— TASK DATA —
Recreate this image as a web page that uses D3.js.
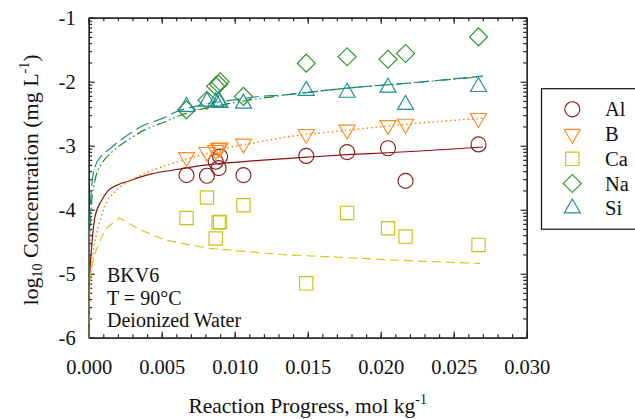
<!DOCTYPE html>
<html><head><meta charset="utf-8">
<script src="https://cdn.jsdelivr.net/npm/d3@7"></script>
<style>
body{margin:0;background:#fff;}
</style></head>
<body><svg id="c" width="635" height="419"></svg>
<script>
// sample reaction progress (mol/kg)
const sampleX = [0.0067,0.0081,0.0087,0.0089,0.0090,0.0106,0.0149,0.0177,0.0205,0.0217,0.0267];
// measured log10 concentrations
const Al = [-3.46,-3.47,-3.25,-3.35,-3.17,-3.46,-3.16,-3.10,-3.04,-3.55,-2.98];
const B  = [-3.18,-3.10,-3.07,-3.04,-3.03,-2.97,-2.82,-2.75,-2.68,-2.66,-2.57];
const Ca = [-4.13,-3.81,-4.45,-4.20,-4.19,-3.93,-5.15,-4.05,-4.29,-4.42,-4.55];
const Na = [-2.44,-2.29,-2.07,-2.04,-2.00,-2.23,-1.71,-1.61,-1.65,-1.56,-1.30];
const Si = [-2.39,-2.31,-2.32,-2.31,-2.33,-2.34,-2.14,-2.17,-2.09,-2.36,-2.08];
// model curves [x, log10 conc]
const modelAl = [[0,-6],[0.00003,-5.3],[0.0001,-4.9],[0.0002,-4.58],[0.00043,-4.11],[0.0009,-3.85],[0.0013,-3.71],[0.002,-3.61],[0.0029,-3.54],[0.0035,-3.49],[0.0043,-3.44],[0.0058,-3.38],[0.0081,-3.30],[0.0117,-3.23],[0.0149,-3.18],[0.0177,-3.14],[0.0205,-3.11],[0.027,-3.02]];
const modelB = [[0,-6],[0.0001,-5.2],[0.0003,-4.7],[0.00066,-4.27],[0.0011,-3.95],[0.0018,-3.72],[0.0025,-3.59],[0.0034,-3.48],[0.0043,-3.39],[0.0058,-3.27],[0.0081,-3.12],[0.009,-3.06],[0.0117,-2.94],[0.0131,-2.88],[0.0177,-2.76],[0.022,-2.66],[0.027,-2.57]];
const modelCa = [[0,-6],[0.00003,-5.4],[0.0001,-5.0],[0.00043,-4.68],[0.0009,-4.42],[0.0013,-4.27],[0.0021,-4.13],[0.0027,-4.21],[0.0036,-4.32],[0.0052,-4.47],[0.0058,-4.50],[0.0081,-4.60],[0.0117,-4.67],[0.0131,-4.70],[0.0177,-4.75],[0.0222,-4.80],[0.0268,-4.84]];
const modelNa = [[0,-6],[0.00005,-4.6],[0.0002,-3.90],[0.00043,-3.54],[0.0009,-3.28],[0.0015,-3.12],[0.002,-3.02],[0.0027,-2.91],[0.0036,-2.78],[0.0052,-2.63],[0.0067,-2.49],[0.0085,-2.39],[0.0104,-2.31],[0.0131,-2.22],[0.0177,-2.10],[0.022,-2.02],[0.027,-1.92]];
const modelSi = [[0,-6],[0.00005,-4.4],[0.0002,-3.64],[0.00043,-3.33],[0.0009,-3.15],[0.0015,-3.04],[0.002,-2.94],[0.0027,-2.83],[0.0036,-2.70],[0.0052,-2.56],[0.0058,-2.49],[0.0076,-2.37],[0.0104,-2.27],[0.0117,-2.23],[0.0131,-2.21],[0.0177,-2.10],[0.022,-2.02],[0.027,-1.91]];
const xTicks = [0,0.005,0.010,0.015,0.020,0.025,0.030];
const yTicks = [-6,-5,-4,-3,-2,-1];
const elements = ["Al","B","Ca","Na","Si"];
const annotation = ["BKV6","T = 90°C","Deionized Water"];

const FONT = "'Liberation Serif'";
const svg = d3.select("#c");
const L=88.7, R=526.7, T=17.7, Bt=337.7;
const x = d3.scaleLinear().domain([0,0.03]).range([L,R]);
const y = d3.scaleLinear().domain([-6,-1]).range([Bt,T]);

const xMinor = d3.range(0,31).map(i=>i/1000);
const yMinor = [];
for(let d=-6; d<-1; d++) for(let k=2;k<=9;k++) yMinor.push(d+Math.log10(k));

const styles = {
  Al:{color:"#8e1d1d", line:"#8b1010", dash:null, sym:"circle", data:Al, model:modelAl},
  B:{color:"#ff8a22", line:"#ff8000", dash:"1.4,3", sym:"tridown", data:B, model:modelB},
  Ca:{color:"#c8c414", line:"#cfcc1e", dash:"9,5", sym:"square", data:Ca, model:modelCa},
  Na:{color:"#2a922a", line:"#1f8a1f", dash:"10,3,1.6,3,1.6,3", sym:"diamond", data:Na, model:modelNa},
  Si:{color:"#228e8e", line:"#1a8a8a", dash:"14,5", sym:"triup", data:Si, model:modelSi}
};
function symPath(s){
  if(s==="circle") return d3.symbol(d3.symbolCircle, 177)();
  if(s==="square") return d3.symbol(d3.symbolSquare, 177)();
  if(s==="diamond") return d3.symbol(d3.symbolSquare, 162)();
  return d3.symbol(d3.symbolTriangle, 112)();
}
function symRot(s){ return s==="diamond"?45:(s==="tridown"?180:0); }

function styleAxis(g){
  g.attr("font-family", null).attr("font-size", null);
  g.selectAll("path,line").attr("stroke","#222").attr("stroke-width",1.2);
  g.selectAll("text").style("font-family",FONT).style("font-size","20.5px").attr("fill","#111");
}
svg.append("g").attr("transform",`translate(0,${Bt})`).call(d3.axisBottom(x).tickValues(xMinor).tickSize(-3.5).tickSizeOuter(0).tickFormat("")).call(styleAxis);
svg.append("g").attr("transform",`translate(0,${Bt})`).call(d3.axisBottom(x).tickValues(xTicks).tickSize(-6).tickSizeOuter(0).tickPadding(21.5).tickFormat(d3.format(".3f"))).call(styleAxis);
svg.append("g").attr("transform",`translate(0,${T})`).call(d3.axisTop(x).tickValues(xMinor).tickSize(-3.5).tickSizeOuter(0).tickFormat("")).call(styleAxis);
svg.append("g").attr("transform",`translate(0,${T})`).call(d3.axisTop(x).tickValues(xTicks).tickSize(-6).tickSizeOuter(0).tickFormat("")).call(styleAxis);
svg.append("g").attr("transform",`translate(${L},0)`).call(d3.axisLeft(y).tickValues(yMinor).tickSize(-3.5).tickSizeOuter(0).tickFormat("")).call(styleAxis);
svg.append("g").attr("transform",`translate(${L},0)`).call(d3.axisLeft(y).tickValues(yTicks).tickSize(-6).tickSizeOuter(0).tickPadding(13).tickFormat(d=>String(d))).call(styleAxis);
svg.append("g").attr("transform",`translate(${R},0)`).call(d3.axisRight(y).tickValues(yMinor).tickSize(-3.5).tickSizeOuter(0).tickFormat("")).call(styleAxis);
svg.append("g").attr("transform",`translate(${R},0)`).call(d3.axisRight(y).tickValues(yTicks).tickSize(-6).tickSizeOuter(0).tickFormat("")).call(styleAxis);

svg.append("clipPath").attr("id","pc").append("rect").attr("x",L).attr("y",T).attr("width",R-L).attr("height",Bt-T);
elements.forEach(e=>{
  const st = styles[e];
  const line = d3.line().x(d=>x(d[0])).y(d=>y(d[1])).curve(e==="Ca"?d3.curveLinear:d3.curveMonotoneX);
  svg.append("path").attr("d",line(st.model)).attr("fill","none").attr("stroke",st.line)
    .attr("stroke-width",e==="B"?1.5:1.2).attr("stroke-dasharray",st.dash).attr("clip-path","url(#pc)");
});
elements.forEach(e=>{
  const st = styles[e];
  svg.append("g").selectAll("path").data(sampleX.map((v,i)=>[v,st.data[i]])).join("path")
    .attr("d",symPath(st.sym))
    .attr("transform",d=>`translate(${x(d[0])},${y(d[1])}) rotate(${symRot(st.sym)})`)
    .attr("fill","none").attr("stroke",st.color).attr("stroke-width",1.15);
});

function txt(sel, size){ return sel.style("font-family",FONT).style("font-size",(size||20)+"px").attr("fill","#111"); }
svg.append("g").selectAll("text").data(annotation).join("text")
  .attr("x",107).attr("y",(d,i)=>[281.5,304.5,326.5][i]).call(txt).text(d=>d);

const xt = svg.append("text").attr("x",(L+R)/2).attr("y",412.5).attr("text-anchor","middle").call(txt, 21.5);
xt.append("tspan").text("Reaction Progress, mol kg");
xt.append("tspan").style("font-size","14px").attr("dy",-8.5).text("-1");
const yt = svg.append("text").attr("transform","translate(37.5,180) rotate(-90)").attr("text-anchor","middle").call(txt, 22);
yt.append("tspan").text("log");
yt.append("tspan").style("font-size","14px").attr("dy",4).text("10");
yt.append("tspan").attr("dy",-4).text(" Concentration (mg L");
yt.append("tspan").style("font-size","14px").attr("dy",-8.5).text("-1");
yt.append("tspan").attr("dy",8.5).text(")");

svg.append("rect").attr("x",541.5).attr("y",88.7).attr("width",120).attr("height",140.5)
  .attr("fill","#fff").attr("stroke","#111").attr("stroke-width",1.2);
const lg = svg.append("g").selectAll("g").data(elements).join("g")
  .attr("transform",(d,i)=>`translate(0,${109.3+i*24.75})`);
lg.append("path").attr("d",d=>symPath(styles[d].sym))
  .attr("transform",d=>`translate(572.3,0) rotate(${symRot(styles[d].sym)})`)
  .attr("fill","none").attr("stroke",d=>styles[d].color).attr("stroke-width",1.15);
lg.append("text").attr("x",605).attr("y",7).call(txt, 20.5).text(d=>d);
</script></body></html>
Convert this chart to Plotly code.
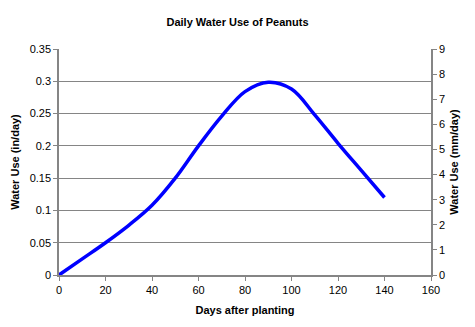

— PROBLEM —
Select the lines that carry the string "this" and copy them.

— FULL OUTPUT —
Recreate this image as a web page that uses D3.js.
Convert this chart to Plotly code.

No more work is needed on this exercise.